Lo
único bueno que Chávez está haciendo (sin darse cuenta) con
la exhumación del manoseado halo sagrado de Bolívar, es
devolvernos su simple y digna condición profana.
Bolívar era laico, secular, seglar, lego, mundano, carnal,
temporal, civil y militar. Y en ningún momento pudo haber
sospechado que la historia le arrebataría su verdadera
identidad profana para convertirla, fabulosamente, en todo
lo contrario: en un icono mágico profundamente divorciado de
su pragmático discurrir.
Las razones del presidente están posiblemente relacionadas
con la necesidad de “impactar” (violar, hollar, manchar,
mancillar, mofarse, envilecer, degradar, corromper,
quebrantar), en aras de alcanzar o hacer suyas las victorias
de Bolívar. En consecuencia, le trastoca la imagen sagrada
para convertirla de nuevo en la de un mortal de carne y
hueso. De esta manera, Bolívar aparece más vulgar y cercano,
mientras que él, que ha de tocar sus huesos, presume
investirse de la identidad mítica del Libertador.

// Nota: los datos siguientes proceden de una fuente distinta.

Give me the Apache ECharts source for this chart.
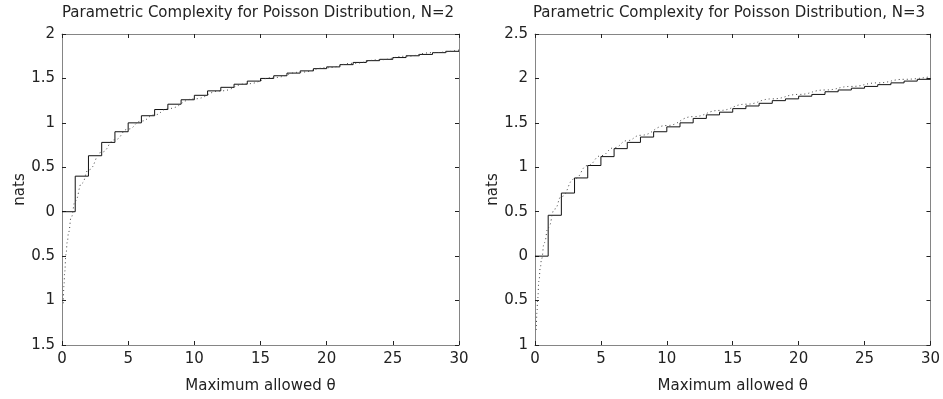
<!DOCTYPE html>
<html>
<head>
<meta charset="utf-8">
<script src="https://cdn.jsdelivr.net/npm/echarts@6/dist/echarts.min.js"></script>
<style>
  html, body { margin: 0; padding: 0; background: #fff; }
  #chart { width: 943px; height: 399px; }
</style>
</head>
<body>
<div id="chart"></div>
<script>
// step heights on [k, k+1), k = 0..29 (read from the picture)
const stepsN2 = [0, 0.40, 0.63, 0.78, 0.90, 1.00, 1.08, 1.15, 1.21, 1.26,
  1.31, 1.36, 1.40, 1.435, 1.47, 1.50, 1.53, 1.56, 1.585, 1.61,
  1.63, 1.655, 1.68, 1.70, 1.715, 1.735, 1.755, 1.77, 1.79, 1.805];
const stepsN3 = [0, 0.46, 0.71, 0.88, 1.02, 1.12, 1.21, 1.28, 1.34, 1.40,
  1.455, 1.50, 1.55, 1.59, 1.62, 1.66, 1.69, 1.72, 1.75, 1.77,
  1.80, 1.82, 1.85, 1.87, 1.89, 1.91, 1.93, 1.95, 1.97, 1.99];
const stepEndN2 = 1.82;
const stepEndN3 = 2.00;

// dotted (asymptotic) curve
const approxTheta = [0.1, 0.15, 0.2, 0.3, 0.4, 0.5, 0.7, 1, 1.5, 2, 3, 4, 5, 6, 7, 8,
  10, 12, 14, 16, 18, 20, 22, 24, 26, 28, 30];
const approxN2 = [-1.03, -0.83, -0.68, -0.48, -0.34, -0.23, -0.06, 0.12, 0.32, 0.47, 0.67, 0.81, 0.93, 1.02, 1.09, 1.16,
  1.27, 1.36, 1.44, 1.51, 1.57, 1.62, 1.67, 1.71, 1.75, 1.79, 1.82];
const approxN3 = [-0.83, -0.63, -0.48, -0.28, -0.13, -0.03, 0.15, 0.32, 0.53, 0.67, 0.87, 1.02, 1.13, 1.22, 1.30, 1.36,
  1.47, 1.57, 1.64, 1.71, 1.77, 1.82, 1.87, 1.91, 1.95, 1.99, 2.02];

const titles = ['Parametric Complexity for Poisson Distribution, N=2',
  'Parametric Complexity for Poisson Distribution, N=3'];
const xName = 'Maximum allowed \u03b8';
const yName = 'nats';

const font = '"DejaVu Sans", sans-serif';
const frame = '#858585';
const ink = '#222';

// [k, height on [k,k+1), height after the jump at k+1]
function stepData(steps, last) {
  return steps.map((v, i) => [i, v, i + 1 < steps.length ? steps[i + 1] : last]);
}
function curveData(xs, ys) {
  return xs.map((x, i) => [x, ys[i]]);
}

// drawn as a custom polyline: the line series drops the tiny risers (<2px)
function renderStep(params, api) {
  const k = api.value(0);
  const p0 = api.coord([k, api.value(1)]);
  const p1 = api.coord([k + 1, api.value(1)]);
  const p2 = api.coord([k + 1, api.value(2)]);
  return {
    type: 'polyline',
    shape: { points: [p0, p1, p2] },
    style: { stroke: '#111', lineWidth: 1, fill: null }
  };
}

const grids = [
  { left: 62, width: 397, top: 34, height: 312 },
  { left: 535, width: 397, top: 34, height: 312 }
];

const xAxes = [];
const yAxes = [];
[0, 1].forEach(g => {
  xAxes.push({
    type: 'value', gridIndex: g, min: 0, max: 30, interval: 5,
    axisLine: { onZero: false, lineStyle: { color: frame, width: 1 } },
    axisTick: { inside: true, length: 4, lineStyle: { color: ink } },
    axisLabel: { color: ink, fontSize: 15, fontFamily: font, margin: 7 },
    splitLine: { show: false },
    name: xName, nameLocation: 'middle', nameGap: 34,
    nameTextStyle: { color: ink, fontSize: 15, fontFamily: font }
  });
  xAxes.push({
    type: 'value', gridIndex: g, position: 'top', min: 0, max: 30, interval: 5,
    axisLine: { onZero: false, lineStyle: { color: frame, width: 1 } },
    axisTick: { inside: true, length: 4, lineStyle: { color: ink } },
    axisLabel: { show: false }, splitLine: { show: false }
  });
  const ymin = g === 0 ? -1.5 : -1;
  const ymax = g === 0 ? 2 : 2.5;
  yAxes.push({
    type: 'value', gridIndex: g, min: ymin, max: ymax, interval: 0.5,
    axisLine: { show: true, onZero: false, lineStyle: { color: frame, width: 1 } },
    axisTick: { show: true, inside: true, length: 4, lineStyle: { color: ink } },
    axisLabel: { color: ink, fontSize: 15, fontFamily: font, margin: 7,
      formatter: v => String(Math.abs(v)) },
    splitLine: { show: false },
    name: yName, nameLocation: 'middle', nameGap: 33,
    nameTextStyle: { color: ink, fontSize: 15, fontFamily: font }
  });
  yAxes.push({
    type: 'value', gridIndex: g, position: 'right', min: ymin, max: ymax, interval: 0.5,
    axisLine: { show: true, onZero: false, lineStyle: { color: frame, width: 1 } },
    axisTick: { show: true, inside: true, length: 4, lineStyle: { color: ink } },
    axisLabel: { show: false }, splitLine: { show: false }
  });
});

const chart = echarts.init(document.getElementById('chart'), null, { renderer: 'canvas' });
chart.setOption({
  animation: false,
  backgroundColor: '#fff',
  title: [
    { text: titles[0], left: 258, top: 6, textAlign: 'center', padding: 0,
      textStyle: { color: ink, fontSize: 15, fontWeight: 'normal', fontFamily: font } },
    { text: titles[1], left: 729, top: 6, textAlign: 'center', padding: 0,
      textStyle: { color: ink, fontSize: 15, fontWeight: 'normal', fontFamily: font } }
  ],
  grid: grids,
  xAxis: xAxes,
  yAxis: yAxes,
  series: [
    { type: 'custom', xAxisIndex: 0, yAxisIndex: 0, data: stepData(stepsN2, stepEndN2),
      encode: { x: 0, y: [1, 2] }, renderItem: renderStep, clip: true },
    { type: 'line', xAxisIndex: 0, yAxisIndex: 0, data: curveData(approxTheta, approxN2),
      smooth: true, smoothMonotone: 'x', symbol: 'none',
      lineStyle: { color: '#444', width: 1, type: [1, 3] } },
    { type: 'custom', xAxisIndex: 2, yAxisIndex: 2, data: stepData(stepsN3, stepEndN3),
      encode: { x: 0, y: [1, 2] }, renderItem: renderStep, clip: true },
    { type: 'line', xAxisIndex: 2, yAxisIndex: 2, data: curveData(approxTheta, approxN3),
      smooth: true, smoothMonotone: 'x', symbol: 'none',
      lineStyle: { color: '#444', width: 1, type: [1, 3] } }
  ]
});
</script>
</body>
</html>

En realidad, lo que está haciendo “el vengador” de los
supuestos asesinos del Libertador, es matar de nuevo a
Bolívar, única sombra que enturbia su “gloriosa” vanidad.
La excesiva actitud narcisista del Presidente no sólo lo va
arrastrando al suicidio de su propio yo sino que, mucho
peor, nos arrastra a todos los que seguimos aceptándolo como
parte de nuestra realidad.
Si bien es cierto que desmitificar al Libertador es una
necesidad para lograr trascender su fabulada identidad y
recuperar su lucidez pragmática, no es saludable el hacerlo
desde una plataforma más mítica que el propio mal.
Evidentemente, no nos gobierna (como pretende) la
reencarnación de Bolívar, sino un orate embrollón de carne y
hueso que más que tras las rejas, debería estar entre las
cuatro paredes de un bien vigilado sanatorio mental.